Task to complete
Return every line below as is, leaving out the pictures.

— Start of Given material —

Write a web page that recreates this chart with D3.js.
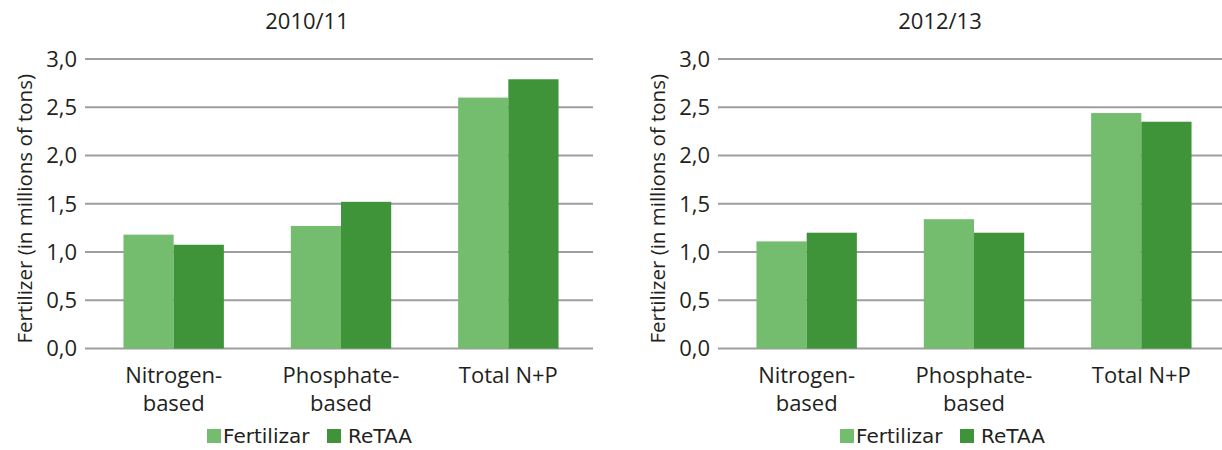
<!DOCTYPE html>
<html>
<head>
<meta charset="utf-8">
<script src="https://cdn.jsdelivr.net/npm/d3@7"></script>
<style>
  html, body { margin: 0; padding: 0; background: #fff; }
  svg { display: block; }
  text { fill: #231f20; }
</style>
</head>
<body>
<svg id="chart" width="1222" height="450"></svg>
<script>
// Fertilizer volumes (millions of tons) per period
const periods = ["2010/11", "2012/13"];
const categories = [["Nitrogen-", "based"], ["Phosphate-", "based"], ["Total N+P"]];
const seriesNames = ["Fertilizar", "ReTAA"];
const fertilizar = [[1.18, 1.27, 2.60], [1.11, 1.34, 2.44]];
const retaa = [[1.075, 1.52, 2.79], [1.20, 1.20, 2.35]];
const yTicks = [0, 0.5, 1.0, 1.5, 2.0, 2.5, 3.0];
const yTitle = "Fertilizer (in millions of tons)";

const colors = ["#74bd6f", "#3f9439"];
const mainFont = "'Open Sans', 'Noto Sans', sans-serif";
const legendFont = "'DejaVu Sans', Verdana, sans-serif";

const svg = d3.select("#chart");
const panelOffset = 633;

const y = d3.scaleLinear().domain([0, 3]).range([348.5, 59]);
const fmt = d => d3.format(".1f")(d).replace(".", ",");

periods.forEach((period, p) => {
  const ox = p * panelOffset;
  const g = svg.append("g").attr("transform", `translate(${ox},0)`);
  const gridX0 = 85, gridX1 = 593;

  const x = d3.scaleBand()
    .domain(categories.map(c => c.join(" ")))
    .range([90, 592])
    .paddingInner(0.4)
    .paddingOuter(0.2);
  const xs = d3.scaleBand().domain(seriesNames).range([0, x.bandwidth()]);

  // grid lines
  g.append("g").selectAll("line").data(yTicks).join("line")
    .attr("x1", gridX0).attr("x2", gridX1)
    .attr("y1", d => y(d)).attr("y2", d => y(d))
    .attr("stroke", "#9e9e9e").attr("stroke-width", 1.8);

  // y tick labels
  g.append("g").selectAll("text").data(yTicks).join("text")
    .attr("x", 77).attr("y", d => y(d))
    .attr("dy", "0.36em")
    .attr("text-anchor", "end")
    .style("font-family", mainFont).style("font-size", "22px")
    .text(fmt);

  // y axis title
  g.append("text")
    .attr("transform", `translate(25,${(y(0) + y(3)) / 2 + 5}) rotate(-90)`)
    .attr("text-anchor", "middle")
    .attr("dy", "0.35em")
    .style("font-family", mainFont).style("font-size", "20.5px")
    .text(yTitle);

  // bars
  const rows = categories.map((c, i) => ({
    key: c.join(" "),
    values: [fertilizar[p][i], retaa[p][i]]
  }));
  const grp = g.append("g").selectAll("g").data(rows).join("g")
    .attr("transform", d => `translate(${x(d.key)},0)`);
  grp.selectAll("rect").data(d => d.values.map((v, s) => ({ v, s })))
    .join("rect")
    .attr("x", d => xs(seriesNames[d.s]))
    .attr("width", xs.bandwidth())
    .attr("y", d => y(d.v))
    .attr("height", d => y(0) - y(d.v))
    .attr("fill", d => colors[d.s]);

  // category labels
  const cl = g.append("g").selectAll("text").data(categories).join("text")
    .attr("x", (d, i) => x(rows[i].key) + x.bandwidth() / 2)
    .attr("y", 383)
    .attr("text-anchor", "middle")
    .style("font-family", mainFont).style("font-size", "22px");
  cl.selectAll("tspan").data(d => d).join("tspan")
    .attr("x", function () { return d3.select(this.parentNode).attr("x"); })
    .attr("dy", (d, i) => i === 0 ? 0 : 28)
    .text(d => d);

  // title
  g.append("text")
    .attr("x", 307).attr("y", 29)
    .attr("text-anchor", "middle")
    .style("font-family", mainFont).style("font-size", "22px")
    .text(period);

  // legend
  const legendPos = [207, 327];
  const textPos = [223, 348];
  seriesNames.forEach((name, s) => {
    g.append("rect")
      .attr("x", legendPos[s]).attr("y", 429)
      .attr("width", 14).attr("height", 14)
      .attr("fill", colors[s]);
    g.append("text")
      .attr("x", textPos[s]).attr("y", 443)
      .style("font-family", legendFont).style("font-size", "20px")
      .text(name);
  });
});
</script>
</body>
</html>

— End of Given material —

Result of the exercise
Write a web page that recreates this chart with D3.js.
<!DOCTYPE html>
<html>
<head>
<meta charset="utf-8">
<script src="https://cdn.jsdelivr.net/npm/d3@7"></script>
<style>
  html, body { margin: 0; padding: 0; background: #fff; }
  svg { display: block; }
  text { fill: #231f20; }
</style>
</head>
<body>
<svg id="chart" width="1222" height="450"></svg>
<script>
// Fertilizer volumes (millions of tons) per period
const periods = ["2010/11", "2012/13"];
const categories = [["Nitrogen-", "based"], ["Phosphate-", "based"], ["Total N+P"]];
const seriesNames = ["Fertilizar", "ReTAA"];
const fertilizar = [[1.18, 1.27, 2.60], [1.11, 1.34, 2.44]];
const retaa = [[1.075, 1.52, 2.79], [1.20, 1.20, 2.35]];
const yTicks = [0, 0.5, 1.0, 1.5, 2.0, 2.5, 3.0];
const yTitle = "Fertilizer (in millions of tons)";

const colors = ["#74bd6f", "#3f9439"];
const mainFont = "'Open Sans', 'Noto Sans', sans-serif";
const legendFont = "'DejaVu Sans', Verdana, sans-serif";

const svg = d3.select("#chart");
const panelOffset = 633;

const y = d3.scaleLinear().domain([0, 3]).range([348.5, 59]);
const fmt = d => d3.format(".1f")(d).replace(".", ",");

periods.forEach((period, p) => {
  const ox = p * panelOffset;
  const g = svg.append("g").attr("transform", `translate(${ox},0)`);
  const gridX0 = 85, gridX1 = 593;

  const x = d3.scaleBand()
    .domain(categories.map(c => c.join(" ")))
    .range([90, 592])
    .paddingInner(0.4)
    .paddingOuter(0.2);
  const xs = d3.scaleBand().domain(seriesNames).range([0, x.bandwidth()]);

  // grid lines
  g.append("g").selectAll("line").data(yTicks).join("line")
    .attr("x1", gridX0).attr("x2", gridX1)
    .attr("y1", d => y(d)).attr("y2", d => y(d))
    .attr("stroke", "#9e9e9e").attr("stroke-width", 1.8);

  // y tick labels
  g.append("g").selectAll("text").data(yTicks).join("text")
    .attr("x", 77).attr("y", d => y(d))
    .attr("dy", "0.36em")
    .attr("text-anchor", "end")
    .style("font-family", mainFont).style("font-size", "22px")
    .text(fmt);

  // y axis title
  g.append("text")
    .attr("transform", `translate(25,${(y(0) + y(3)) / 2 + 5}) rotate(-90)`)
    .attr("text-anchor", "middle")
    .attr("dy", "0.35em")
    .style("font-family", mainFont).style("font-size", "20.5px")
    .text(yTitle);

  // bars
  const rows = categories.map((c, i) => ({
    key: c.join(" "),
    values: [fertilizar[p][i], retaa[p][i]]
  }));
  const grp = g.append("g").selectAll("g").data(rows).join("g")
    .attr("transform", d => `translate(${x(d.key)},0)`);
  grp.selectAll("rect").data(d => d.values.map((v, s) => ({ v, s })))
    .join("rect")
    .attr("x", d => xs(seriesNames[d.s]))
    .attr("width", xs.bandwidth())
    .attr("y", d => y(d.v))
    .attr("height", d => y(0) - y(d.v))
    .attr("fill", d => colors[d.s]);

  // category labels
  const cl = g.append("g").selectAll("text").data(categories).join("text")
    .attr("x", (d, i) => x(rows[i].key) + x.bandwidth() / 2)
    .attr("y", 383)
    .attr("text-anchor", "middle")
    .style("font-family", mainFont).style("font-size", "22px");
  cl.selectAll("tspan").data(d => d).join("tspan")
    .attr("x", function () { return d3.select(this.parentNode).attr("x"); })
    .attr("dy", (d, i) => i === 0 ? 0 : 28)
    .text(d => d);

  // title
  g.append("text")
    .attr("x", 307).attr("y", 29)
    .attr("text-anchor", "middle")
    .style("font-family", mainFont).style("font-size", "22px")
    .text(period);

  // legend
  const legendPos = [207, 327];
  const textPos = [223, 348];
  seriesNames.forEach((name, s) => {
    g.append("rect")
      .attr("x", legendPos[s]).attr("y", 429)
      .attr("width", 14).attr("height", 14)
      .attr("fill", colors[s]);
    g.append("text")
      .attr("x", textPos[s]).attr("y", 443)
      .style("font-family", legendFont).style("font-size", "20px")
      .text(name);
  });
});
</script>
</body>
</html>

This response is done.